Marc von Grundherr, Director of Benham and Reeves, remains cautiously optimistic: “We aren’t seeing a collapse in confidence. Instead, we see a ‘pause for thought.’ London is often the last market to turn, and we are seeing early signs of momentum in areas where pricing remains realistic.”
What Happens Next for UK Homeowners?
The next 90 days are critical for the UK housing price trajectory.
- 30 April 2026: The Bank of England’s MPC meeting will signal whether further rate hikes are necessary to combat energy-led inflation.
- Stock Surplus: With the number of homes for sale at an 11-year high, buyers have more negotiating power than at any point in the last decade.
- Pricing Reality: Properties that fail to sell within the first six weeks are increasingly being viewed as “overpriced.” Mark Wiggin, of Mark Wiggin Estate Agents, warns: “The market always tells you when the price isn’t right. Sellers must respond to feedback immediately.”
FAQ
Why did my mortgage quote go up this month?
Mortgage lenders use “swap rates” to price their deals. These rates have risen sharply due to economic uncertainty stemming from the war in Iran and higher-than-expected inflation figures.
Is Scotland the best place to invest in 2026?
Scotland currently leads the UK in price growth (+4%) and remains more affordable than most of England.

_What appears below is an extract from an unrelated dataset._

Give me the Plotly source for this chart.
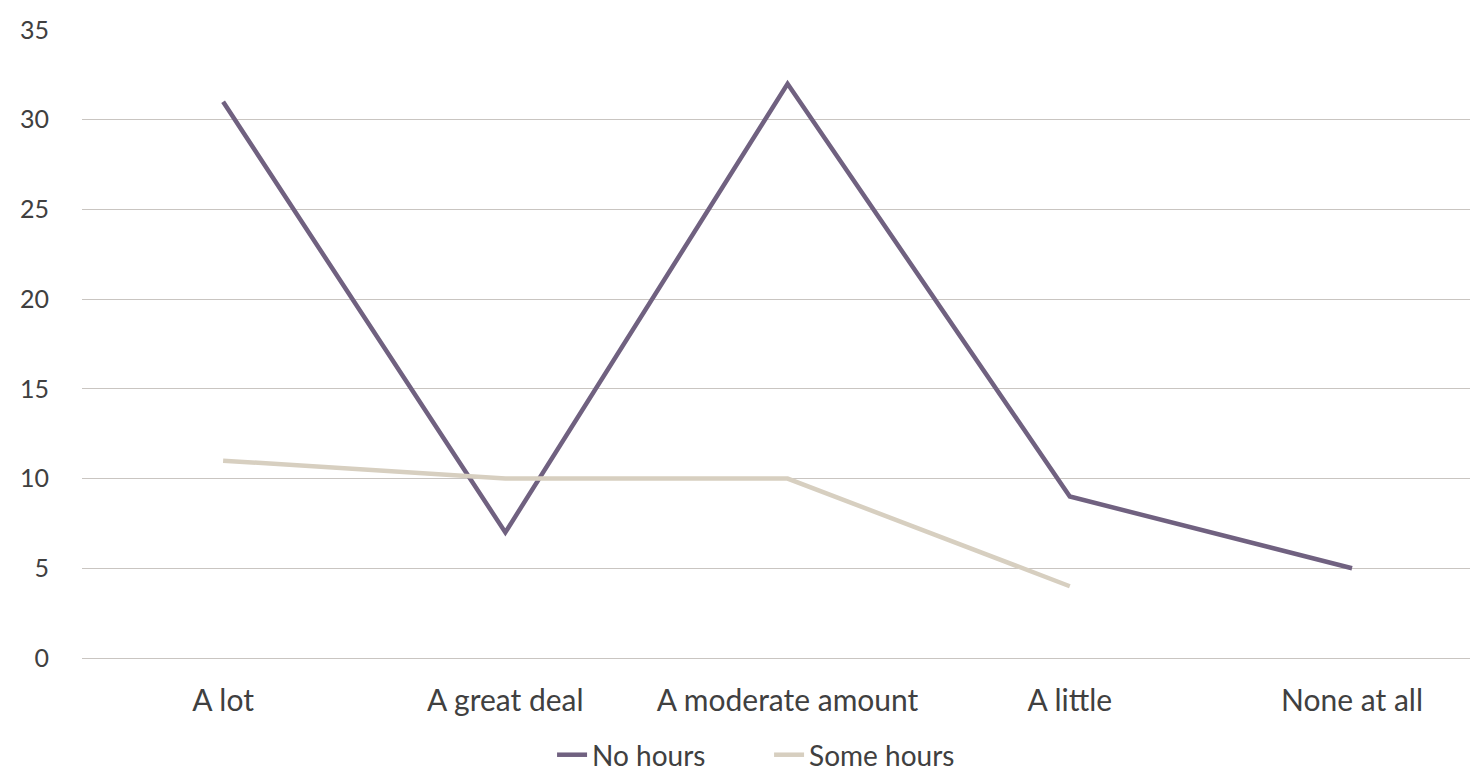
import plotly.graph_objects as go

categories = ["A lot", "A great deal", "A moderate amount", "A little", "None at all"]
no_hours = [31, 7, 32, 9, 5]
some_hours = [11, 10, 10, 4, None]
y_ticks = [0, 5, 10, 15, 20, 25, 30, 35]

font_family = "Lato, Open Sans, sans-serif"
text_color = "#404040"
grid_color = "#C9C5C1"

fig = go.Figure()
fig.add_trace(go.Scatter(
    x=list(range(len(categories))), y=no_hours, name="No hours",
    mode="lines", line=dict(color="#706180", width=4.5),
))
fig.add_trace(go.Scatter(
    x=list(range(len(categories))), y=some_hours, name="Some hours",
    mode="lines", line=dict(color="#D7CFC0", width=4.5), connectgaps=False,
))

fig.update_layout(
    width=1470, height=772,
    margin=dict(l=82, r=0, t=30, b=114, autoexpand=False),
    paper_bgcolor="white", plot_bgcolor="white",
    font=dict(family=font_family, size=28, color=text_color),
    showlegend=True,
    legend=dict(orientation="h", x=0.495, xanchor="center",
                yref="container", y=0.022, yanchor="middle",
                font=dict(size=28, color=text_color), entrywidth=172),
    xaxis=dict(
        range=[-0.5, 4.418],
        tickmode="array", tickvals=list(range(len(categories))), ticktext=categories,
        tickfont=dict(size=30),
        showgrid=False, zeroline=False, showline=False,
        ticks="outside", ticklen=16, tickcolor="rgba(0,0,0,0)",
    ),
    yaxis=dict(
        range=[0, 35], tickmode="array", tickvals=y_ticks,
        tickfont=dict(size=25),
        showgrid=True, gridcolor=grid_color, gridwidth=1.3,
        zeroline=True, zerolinecolor=grid_color, zerolinewidth=1.3,
        showline=False,
        ticks="outside", ticklen=27, tickcolor="rgba(0,0,0,0)",
    ),
)

fig.write_html("out.html")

The faster “offers-over” system also provides more certainty for sellers in a volatile market.
Are house prices going to crash in 2026?
Most experts, including those at Rightmove and Zoopla, predict a “soft landing.” National prices are forecast to rise by roughly 2% by year-end, though regional variations (like London lagging behind) will be significant.
Should I wait to buy until interest rates fall?
Many brokers, including those at Lodestone Mortgages, suggest that it is currently a “buyer’s market.” While rates are high, the ability to negotiate lower purchase prices on an oversupplied market may offset the higher interest costs.